Historic Schenectady Stockade District (NY)
A 17th century Dutch settlement located at the junction of the Binnekill and Mohawk River. Burned in 1690 by the French and allied Native Americans, the area was rebuilt with help from Albany settlers and Mohawks. The Erie Canal made this area an island between the canal (now Erie Blvd.) and the Mohawk River. The Stockade became New York State's first National Register Historic District in 1965 and retains the ambiance of an early colonial village.
Lock 2 Park (NY)
From Route 32 in Waterford take Fourth Street south over the bridge and park in the gravel lot on the left on the south side of the bridge.
Lower Aqueduct (NY)
The Town of Colonie maintains a pocket park, locally called "Freddie's Park", on the south side of the Mohawk River just east of the abutment for the Route 9 bridge. Part of this park includes an information kiosk describing the original Erie Canal aqueduct (1825), the enlarged Erie Canal aqueduct (1842), and a sequence of three bridges at the site.
Peeble's Island State Park (NY)
This is one of the five named islands in the delta-like configuration at the confluence of the Mohawk and Hudson Rivers. The island was the site of a Revolutionary War battle and an industrial site during the 18th and entire 19th centuries.

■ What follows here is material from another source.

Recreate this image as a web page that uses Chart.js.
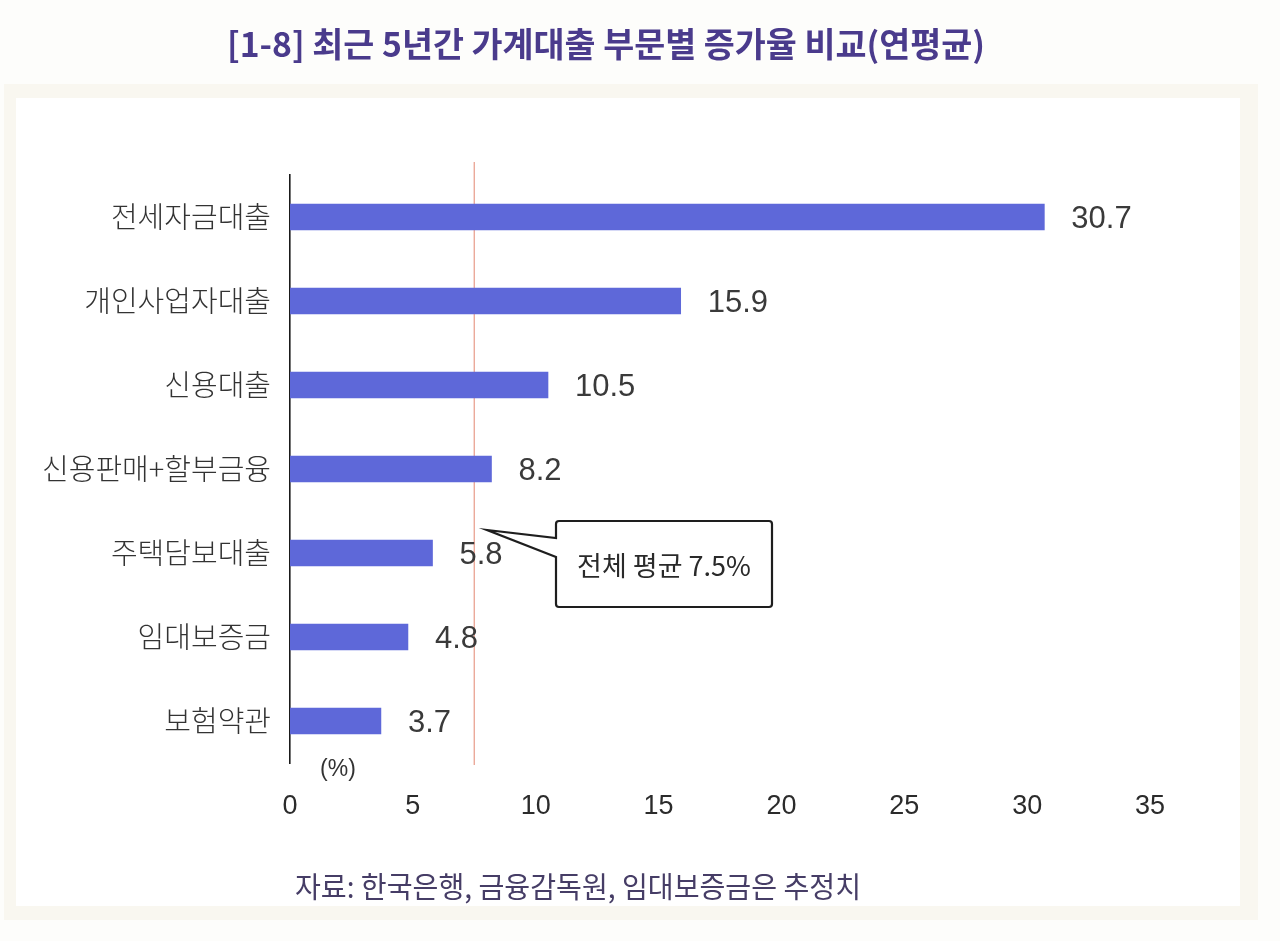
<!DOCTYPE html>
<html>
<head>
<meta charset="utf-8">
<script src="https://cdn.jsdelivr.net/npm/chart.js@4.4.1/dist/chart.umd.min.js"></script>
<style>
html,body{margin:0;padding:0;background:#ffffff;}
#wrap{position:relative;width:1280px;height:941px;}
canvas{display:block;}
</style>
</head>
<body>
<div id="wrap"><canvas id="c" width="1280" height="941"></canvas></div>
<script>
const titleText = "[1-8] 최근 5년간 가계대출 부문별 증가율 비교(연평균)";
const sourceText = "자료: 한국은행, 금융감독원, 임대보증금은 추정치";
const unitText = "(%)";
const categories = ["전세자금대출", "개인사업자대출", "신용대출", "신용판매+할부금융", "주택담보대출", "임대보증금", "보험약관"];
const values = [30.7, 15.9, 10.5, 8.2, 5.8, 4.8, 3.7];
const valueLabels = ["30.7", "15.9", "10.5", "8.2", "5.8", "4.8", "3.7"];
const averageValue = 7.5;
const averageLabel = "전체 평균 7.5%";
const xMin = 0, xMax = 35, xStep = 5;

const KR = "'Noto Sans CJK KR', 'Noto Sans', sans-serif";
const NUM = "'Liberation Sans Narrow', 'Liberation Sans', Arial, sans-serif";

const decor = {
  id: 'decor',
  beforeDraw(chart) {
    const ctx = chart.ctx;
    ctx.save();
    ctx.fillStyle = '#fdfdfb';
    ctx.fillRect(0, 0, chart.width, chart.height);
    ctx.fillStyle = '#f9f7f0';
    ctx.fillRect(4, 84, 1254, 836);
    ctx.fillStyle = '#ffffff';
    ctx.fillRect(16, 98, 1224, 808);
    ctx.restore();
  },
  beforeDatasetsDraw(chart) {
    const ctx = chart.ctx;
    const x = chart.scales.x.getPixelForValue(averageValue);
    ctx.save();
    ctx.strokeStyle = '#eba99a';
    ctx.lineWidth = 1.4;
    ctx.beginPath();
    ctx.moveTo(x, 162);
    ctx.lineTo(x, chart.chartArea.bottom + 2);
    ctx.stroke();
    ctx.restore();
  },
  afterDraw(chart) {
    const ctx = chart.ctx;
    ctx.save();
    // title
    ctx.fillStyle = '#4a3b8c';
    ctx.font = "bold 34px " + KR;
    ctx.textAlign = 'center';
    ctx.textBaseline = 'middle';
    ctx.fillText(titleText, 606, 44, 758);
    // source
    ctx.fillStyle = '#463d66';
    ctx.font = "29px " + KR;
    ctx.fillText(sourceText, 578, 887, 566);
    // unit
    ctx.fillStyle = '#333333';
    ctx.font = "23px " + NUM;
    ctx.fillText(unitText, 338, 770);
    // value labels
    const meta = chart.getDatasetMeta(0);
    ctx.fillStyle = '#3a3a3a';
    ctx.font = "31px " + NUM;
    ctx.textAlign = 'left';
    meta.data.forEach((bar, i) => {
      ctx.fillText(valueLabels[i], bar.x + 27, bar.y + 2);
    });
    // callout
    const bx = 556, by = 521, bw = 216, bh = 86;
    ctx.strokeStyle = '#1e1e1e';
    ctx.lineWidth = 2.2;
    ctx.fillStyle = '#ffffff';
    ctx.beginPath();
    ctx.moveTo(bx + 3, by);
    ctx.lineTo(bx + bw - 3, by);
    ctx.quadraticCurveTo(bx + bw, by, bx + bw, by + 3);
    ctx.lineTo(bx + bw, by + bh - 3);
    ctx.quadraticCurveTo(bx + bw, by + bh, bx + bw - 3, by + bh);
    ctx.lineTo(bx + 3, by + bh);
    ctx.quadraticCurveTo(bx, by + bh, bx, by + bh - 3);
    ctx.lineTo(bx, by + 36);
    ctx.lineTo(487, 530);
    ctx.lineTo(bx, by + 17);
    ctx.lineTo(bx, by + 3);
    ctx.quadraticCurveTo(bx, by, bx + 3, by);
    ctx.closePath();
    ctx.fill();
    ctx.stroke();
    ctx.fillStyle = '#2a2a2a';
    ctx.font = "27px " + KR;
    ctx.textAlign = 'center';
    ctx.fillText(averageLabel, bx + bw / 2, by + bh / 2 + 2, 186);
    ctx.restore();
  }
};

new Chart(document.getElementById('c'), {
  type: 'bar',
  data: {
    labels: categories,
    datasets: [{
      data: values,
      backgroundColor: '#5e68d9',
      borderWidth: 0,
      barThickness: 26
    }]
  },
  options: {
    indexAxis: 'y',
    responsive: false,
    animation: false,
    devicePixelRatio: 1,
    layout: { padding: { left: 0, right: 130, top: 175, bottom: 0 } },
    plugins: { legend: { display: false }, tooltip: { enabled: false }, title: { display: false } },
    scales: {
      x: {
        min: xMin, max: xMax,
        grid: { display: false },
        border: { display: false },
        ticks: { stepSize: xStep, color: '#2b2b2b', padding: 19, font: { size: 27, family: NUM } },
        afterFit(s) { s.height = 178; }
      },
      y: {
        grid: { display: false, drawTicks: false },
        border: { display: true, color: '#1a1a1a', width: 1.6 },
        ticks: { color: '#333333', padding: 19, font: { size: 29, family: KR, weight: '300' } },
        afterFit(s) { s.width = 290; }
      }
    }
  },
  plugins: [decor]
});
</script>
</body>
</html>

An extensive nature trail network is open yearround; the NY State Office of Parks, Recreation and Historic Preservation, with its collection of historic materials; and Erie Canalway Heritage Corridor Visitors Center are located here.
From the eastern terminus of the Mohawk Towpath Byway (intersection of State Routes 4 and 32) go east on Broadway one block and turn right (south) on Second Street and follow it south across the bridge.
Vischer Ferry Nature and Historic Preserve (NY)
This 600 acre preserve includes the area between Riverview Road and the Mohawk River in the Town of Clifton Park. A segment of the original 1825 Erie Canal and Towpath; a segment and a number of structures of the 1842 Enlarged Erie Canal; and the current N Y State Barge Canal are accessible within the preserve. The entrance to the preserve includes a restored 1862 Whipple Truss Bridge, a design used widely to bridge the canal during the later half of the 19th century.